* Start Provided material *
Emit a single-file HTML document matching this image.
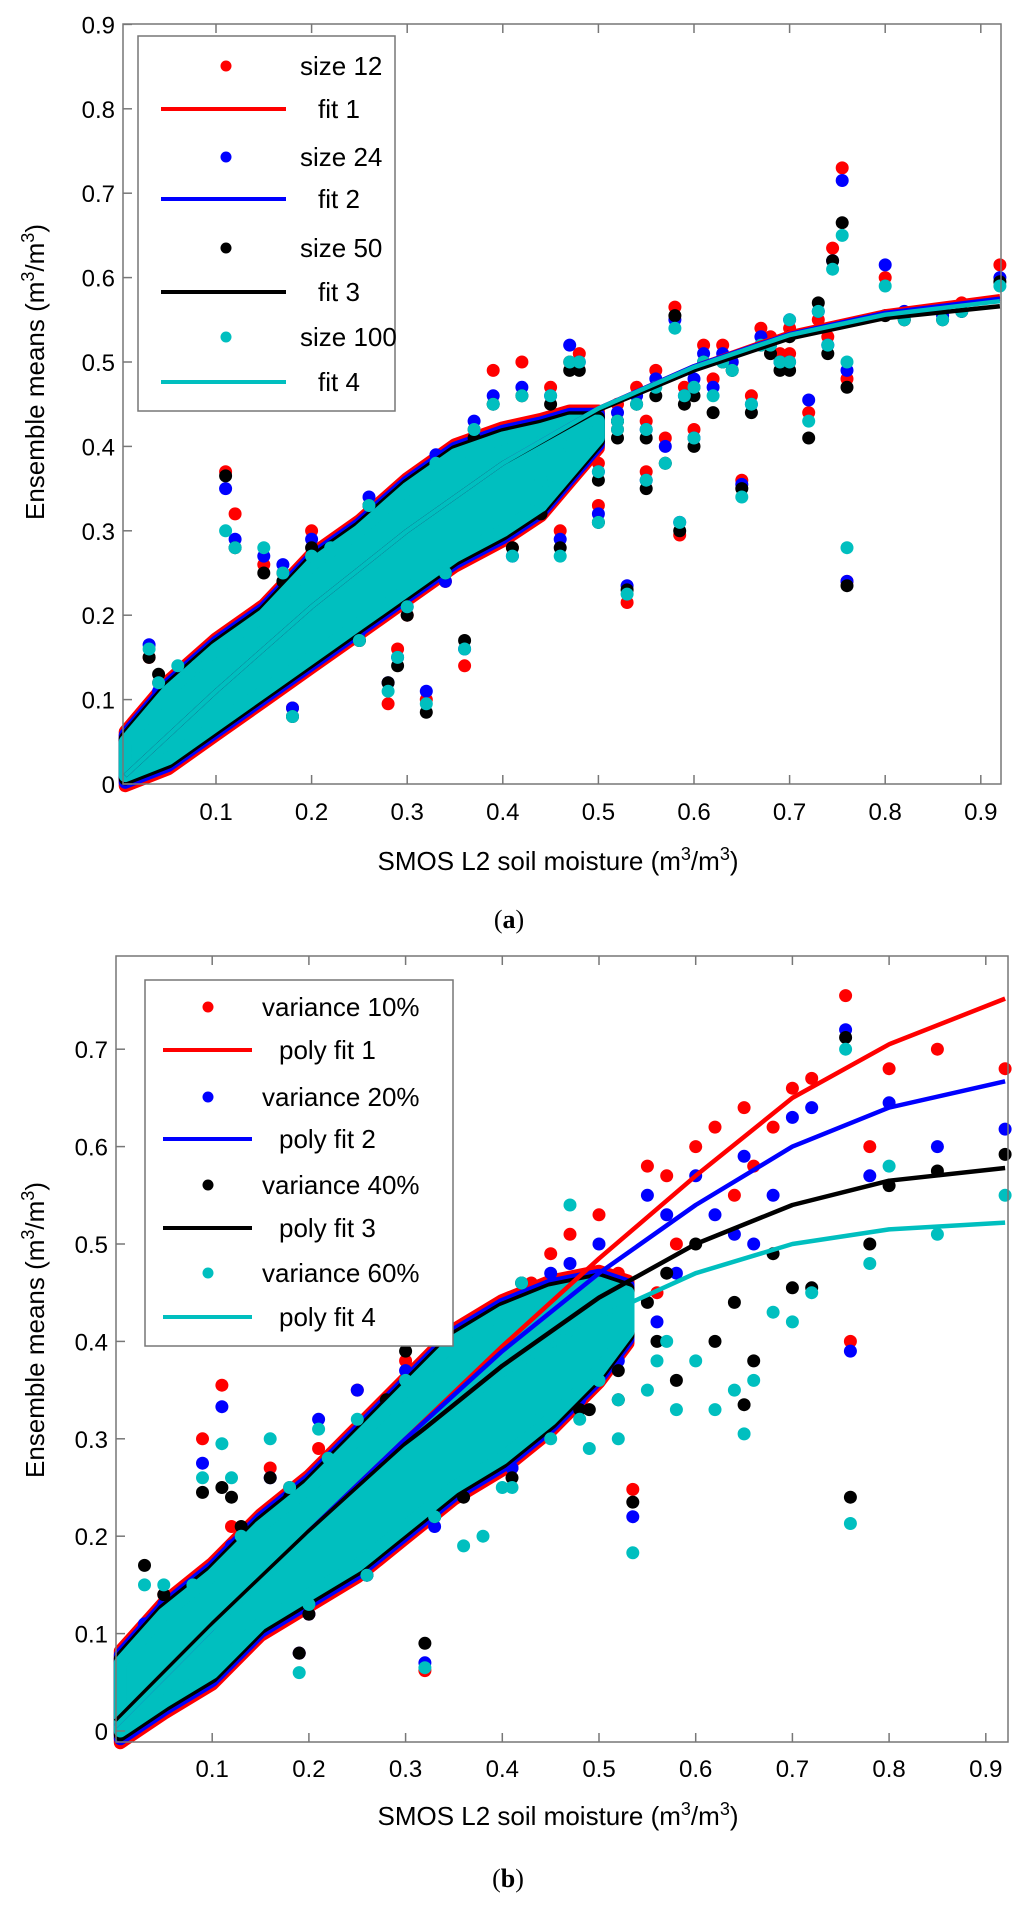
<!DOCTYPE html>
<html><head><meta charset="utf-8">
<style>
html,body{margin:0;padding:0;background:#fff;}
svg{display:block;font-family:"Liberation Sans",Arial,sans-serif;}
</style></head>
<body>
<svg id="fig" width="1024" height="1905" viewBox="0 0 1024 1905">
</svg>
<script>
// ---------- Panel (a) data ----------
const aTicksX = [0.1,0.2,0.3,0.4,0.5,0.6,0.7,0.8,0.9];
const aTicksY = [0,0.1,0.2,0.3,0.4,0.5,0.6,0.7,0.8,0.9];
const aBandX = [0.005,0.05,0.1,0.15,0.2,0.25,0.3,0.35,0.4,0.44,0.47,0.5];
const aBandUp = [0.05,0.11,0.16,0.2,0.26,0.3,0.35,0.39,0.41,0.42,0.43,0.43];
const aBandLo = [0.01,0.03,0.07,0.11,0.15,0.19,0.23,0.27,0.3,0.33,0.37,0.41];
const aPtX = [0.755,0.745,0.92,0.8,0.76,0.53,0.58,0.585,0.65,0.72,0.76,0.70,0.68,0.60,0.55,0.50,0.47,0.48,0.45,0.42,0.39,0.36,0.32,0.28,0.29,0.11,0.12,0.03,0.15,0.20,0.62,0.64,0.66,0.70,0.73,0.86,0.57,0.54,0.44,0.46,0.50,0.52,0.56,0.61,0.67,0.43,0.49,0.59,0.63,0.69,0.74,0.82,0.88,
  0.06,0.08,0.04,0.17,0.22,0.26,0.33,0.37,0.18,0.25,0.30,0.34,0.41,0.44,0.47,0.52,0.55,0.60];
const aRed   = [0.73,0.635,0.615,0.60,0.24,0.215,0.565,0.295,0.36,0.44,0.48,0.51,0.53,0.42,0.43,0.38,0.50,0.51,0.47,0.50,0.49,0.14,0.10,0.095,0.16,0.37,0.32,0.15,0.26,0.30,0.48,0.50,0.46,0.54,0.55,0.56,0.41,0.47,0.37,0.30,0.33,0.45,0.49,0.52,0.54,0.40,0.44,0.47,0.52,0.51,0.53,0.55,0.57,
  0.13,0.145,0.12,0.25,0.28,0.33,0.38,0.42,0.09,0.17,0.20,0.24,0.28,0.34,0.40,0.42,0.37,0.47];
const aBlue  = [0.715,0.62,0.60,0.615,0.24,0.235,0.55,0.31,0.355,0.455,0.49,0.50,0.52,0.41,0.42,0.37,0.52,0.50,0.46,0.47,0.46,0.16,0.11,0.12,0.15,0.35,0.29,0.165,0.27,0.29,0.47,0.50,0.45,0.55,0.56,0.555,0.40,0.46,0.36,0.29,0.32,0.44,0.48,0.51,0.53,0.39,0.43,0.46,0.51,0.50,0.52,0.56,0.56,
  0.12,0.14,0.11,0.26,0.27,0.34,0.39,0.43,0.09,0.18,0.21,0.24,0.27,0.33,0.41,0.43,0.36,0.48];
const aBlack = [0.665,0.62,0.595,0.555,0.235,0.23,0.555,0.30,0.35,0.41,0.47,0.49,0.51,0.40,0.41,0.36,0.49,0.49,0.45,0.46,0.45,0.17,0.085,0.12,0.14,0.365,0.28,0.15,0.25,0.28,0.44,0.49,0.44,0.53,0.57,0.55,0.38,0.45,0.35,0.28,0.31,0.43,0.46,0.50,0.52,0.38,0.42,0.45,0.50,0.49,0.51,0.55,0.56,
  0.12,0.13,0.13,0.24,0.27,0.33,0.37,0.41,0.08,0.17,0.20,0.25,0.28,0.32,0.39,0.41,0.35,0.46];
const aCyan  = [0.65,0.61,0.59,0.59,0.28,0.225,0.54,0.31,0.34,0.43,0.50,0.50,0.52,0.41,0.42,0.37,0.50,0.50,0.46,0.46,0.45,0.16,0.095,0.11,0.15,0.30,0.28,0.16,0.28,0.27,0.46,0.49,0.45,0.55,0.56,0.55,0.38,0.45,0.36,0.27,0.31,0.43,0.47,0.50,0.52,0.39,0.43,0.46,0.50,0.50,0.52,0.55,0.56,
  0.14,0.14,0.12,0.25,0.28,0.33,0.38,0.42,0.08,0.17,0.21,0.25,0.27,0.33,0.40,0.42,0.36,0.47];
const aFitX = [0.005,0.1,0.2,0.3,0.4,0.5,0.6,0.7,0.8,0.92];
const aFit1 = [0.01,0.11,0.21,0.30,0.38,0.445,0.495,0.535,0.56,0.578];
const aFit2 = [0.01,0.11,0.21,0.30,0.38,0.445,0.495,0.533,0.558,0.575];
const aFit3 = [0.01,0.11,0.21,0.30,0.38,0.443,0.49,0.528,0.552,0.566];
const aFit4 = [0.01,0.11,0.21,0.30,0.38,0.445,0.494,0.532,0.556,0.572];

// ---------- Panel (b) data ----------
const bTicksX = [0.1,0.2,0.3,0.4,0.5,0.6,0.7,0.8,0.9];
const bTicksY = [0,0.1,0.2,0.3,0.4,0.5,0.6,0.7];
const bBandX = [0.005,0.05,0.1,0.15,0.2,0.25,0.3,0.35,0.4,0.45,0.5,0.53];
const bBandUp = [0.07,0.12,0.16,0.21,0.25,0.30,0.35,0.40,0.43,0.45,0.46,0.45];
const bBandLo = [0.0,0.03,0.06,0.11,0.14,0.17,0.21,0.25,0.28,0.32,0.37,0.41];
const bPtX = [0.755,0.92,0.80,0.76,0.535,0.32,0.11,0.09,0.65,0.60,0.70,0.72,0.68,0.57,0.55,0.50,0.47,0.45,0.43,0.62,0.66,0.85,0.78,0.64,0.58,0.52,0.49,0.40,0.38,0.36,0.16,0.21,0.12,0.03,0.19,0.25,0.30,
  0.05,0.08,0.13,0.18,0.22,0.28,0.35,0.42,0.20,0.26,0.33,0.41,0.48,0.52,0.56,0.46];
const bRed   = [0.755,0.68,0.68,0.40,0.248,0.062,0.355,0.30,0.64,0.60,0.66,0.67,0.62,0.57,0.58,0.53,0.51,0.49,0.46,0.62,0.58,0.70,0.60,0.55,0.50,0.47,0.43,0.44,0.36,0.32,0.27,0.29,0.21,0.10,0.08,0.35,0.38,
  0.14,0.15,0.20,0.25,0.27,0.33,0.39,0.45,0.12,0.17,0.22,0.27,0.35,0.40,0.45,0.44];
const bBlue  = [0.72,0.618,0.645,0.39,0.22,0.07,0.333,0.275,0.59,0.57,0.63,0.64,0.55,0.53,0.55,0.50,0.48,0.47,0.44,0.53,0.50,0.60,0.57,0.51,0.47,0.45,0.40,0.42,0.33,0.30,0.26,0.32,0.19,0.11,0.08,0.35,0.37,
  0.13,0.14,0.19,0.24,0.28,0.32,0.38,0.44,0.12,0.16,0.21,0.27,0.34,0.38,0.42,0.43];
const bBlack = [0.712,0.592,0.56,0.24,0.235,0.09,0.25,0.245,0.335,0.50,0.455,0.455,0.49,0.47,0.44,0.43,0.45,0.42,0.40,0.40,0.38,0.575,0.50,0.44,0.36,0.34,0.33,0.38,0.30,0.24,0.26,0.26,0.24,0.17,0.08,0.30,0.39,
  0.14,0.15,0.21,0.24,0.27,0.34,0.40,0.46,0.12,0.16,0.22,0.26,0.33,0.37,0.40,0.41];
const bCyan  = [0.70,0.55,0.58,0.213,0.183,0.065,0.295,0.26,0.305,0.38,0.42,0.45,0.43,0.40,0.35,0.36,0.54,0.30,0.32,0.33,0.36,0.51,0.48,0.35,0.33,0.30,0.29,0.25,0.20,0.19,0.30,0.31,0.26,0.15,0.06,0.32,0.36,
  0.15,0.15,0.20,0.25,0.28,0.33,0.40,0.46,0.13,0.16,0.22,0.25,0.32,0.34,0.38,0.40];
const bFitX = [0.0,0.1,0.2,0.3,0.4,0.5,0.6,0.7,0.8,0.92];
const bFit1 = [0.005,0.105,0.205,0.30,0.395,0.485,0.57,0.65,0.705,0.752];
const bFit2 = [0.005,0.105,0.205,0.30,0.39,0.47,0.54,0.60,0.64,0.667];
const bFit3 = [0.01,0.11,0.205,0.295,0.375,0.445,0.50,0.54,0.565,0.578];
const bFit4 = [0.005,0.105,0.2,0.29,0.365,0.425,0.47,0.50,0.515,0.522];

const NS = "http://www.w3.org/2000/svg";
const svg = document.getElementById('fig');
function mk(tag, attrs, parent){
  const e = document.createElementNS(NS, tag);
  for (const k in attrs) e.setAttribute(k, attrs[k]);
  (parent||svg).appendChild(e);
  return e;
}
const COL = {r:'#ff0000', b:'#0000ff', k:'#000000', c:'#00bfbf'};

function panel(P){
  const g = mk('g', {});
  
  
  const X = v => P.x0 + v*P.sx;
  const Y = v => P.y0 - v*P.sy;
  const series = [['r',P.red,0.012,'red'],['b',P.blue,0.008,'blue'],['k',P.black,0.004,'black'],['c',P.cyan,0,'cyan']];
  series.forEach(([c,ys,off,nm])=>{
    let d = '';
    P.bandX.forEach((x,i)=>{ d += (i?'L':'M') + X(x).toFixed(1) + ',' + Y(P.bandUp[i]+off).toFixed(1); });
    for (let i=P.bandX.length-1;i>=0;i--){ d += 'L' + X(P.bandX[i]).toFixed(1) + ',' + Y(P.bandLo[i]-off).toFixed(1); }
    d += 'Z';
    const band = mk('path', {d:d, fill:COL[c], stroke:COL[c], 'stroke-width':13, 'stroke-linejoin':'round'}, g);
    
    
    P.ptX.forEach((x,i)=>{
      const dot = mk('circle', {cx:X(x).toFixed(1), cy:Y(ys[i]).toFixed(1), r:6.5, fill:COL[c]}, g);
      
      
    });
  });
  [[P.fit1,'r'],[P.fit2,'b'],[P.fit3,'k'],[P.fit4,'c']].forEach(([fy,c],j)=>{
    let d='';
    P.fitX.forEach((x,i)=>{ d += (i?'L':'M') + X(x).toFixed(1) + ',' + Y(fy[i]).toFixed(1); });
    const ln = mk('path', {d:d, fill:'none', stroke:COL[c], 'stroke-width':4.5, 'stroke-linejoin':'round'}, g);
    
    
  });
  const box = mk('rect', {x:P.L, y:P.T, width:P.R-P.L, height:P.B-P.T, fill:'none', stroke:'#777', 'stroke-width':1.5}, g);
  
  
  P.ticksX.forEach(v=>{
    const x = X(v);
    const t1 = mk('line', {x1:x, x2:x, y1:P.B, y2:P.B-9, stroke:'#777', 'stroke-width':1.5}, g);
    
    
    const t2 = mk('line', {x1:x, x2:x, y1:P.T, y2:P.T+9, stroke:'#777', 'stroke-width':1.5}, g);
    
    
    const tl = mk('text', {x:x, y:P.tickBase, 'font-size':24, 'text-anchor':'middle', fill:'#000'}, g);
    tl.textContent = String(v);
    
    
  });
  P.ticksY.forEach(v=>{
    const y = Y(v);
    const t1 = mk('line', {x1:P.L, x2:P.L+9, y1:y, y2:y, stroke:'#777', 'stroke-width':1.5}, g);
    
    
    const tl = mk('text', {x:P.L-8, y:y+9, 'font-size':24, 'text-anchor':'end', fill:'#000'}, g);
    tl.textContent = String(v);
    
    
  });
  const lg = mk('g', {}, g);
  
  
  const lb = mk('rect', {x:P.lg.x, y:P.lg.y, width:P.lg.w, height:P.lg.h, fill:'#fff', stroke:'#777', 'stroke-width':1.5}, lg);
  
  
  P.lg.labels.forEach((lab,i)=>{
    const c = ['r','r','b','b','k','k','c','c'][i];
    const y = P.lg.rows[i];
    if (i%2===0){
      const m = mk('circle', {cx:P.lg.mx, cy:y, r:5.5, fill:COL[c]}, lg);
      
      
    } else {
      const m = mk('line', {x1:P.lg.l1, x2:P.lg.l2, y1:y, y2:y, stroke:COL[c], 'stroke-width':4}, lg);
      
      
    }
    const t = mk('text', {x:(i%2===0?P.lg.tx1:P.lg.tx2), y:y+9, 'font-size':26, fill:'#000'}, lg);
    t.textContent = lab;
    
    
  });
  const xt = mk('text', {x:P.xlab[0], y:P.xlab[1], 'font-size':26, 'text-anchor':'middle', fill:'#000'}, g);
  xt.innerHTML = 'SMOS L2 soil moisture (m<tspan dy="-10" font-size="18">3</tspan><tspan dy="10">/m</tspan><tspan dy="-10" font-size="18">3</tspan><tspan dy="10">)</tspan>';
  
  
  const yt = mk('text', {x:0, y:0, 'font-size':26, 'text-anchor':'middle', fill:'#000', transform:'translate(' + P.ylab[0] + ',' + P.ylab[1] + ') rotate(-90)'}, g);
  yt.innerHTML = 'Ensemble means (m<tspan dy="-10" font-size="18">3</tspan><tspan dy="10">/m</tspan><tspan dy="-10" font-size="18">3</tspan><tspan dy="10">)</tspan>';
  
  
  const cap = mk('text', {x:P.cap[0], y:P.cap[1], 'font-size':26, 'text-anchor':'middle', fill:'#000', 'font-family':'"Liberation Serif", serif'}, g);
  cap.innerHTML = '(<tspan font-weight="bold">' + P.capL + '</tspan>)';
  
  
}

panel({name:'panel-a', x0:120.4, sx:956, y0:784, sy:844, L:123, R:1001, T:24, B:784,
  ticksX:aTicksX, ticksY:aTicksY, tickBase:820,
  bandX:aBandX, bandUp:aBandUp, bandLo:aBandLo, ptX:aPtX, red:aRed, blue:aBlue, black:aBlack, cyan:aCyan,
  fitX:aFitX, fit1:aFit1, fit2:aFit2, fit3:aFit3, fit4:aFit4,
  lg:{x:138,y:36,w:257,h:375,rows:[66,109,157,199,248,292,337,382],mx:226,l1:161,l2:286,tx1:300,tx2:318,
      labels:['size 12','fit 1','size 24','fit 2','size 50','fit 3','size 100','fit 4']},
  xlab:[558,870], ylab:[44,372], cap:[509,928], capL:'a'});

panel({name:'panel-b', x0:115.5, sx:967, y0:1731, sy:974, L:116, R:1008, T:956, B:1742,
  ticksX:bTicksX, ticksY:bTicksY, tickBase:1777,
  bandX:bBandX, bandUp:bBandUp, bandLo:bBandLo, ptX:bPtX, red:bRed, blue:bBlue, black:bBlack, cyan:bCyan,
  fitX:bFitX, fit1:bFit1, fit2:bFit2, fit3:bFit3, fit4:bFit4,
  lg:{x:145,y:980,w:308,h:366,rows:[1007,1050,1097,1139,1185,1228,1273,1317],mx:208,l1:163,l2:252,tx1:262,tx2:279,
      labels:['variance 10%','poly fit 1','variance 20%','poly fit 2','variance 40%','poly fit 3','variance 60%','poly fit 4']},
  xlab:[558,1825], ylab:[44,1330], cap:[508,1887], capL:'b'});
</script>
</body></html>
* End Provided material *
» Direction: Where a line above includes "document", copy that line.

» Exercise solution:
Emit a single-file HTML document matching this image.
const svg = document.getElementById('fig');
  const e = document.createElementNS(NS, tag);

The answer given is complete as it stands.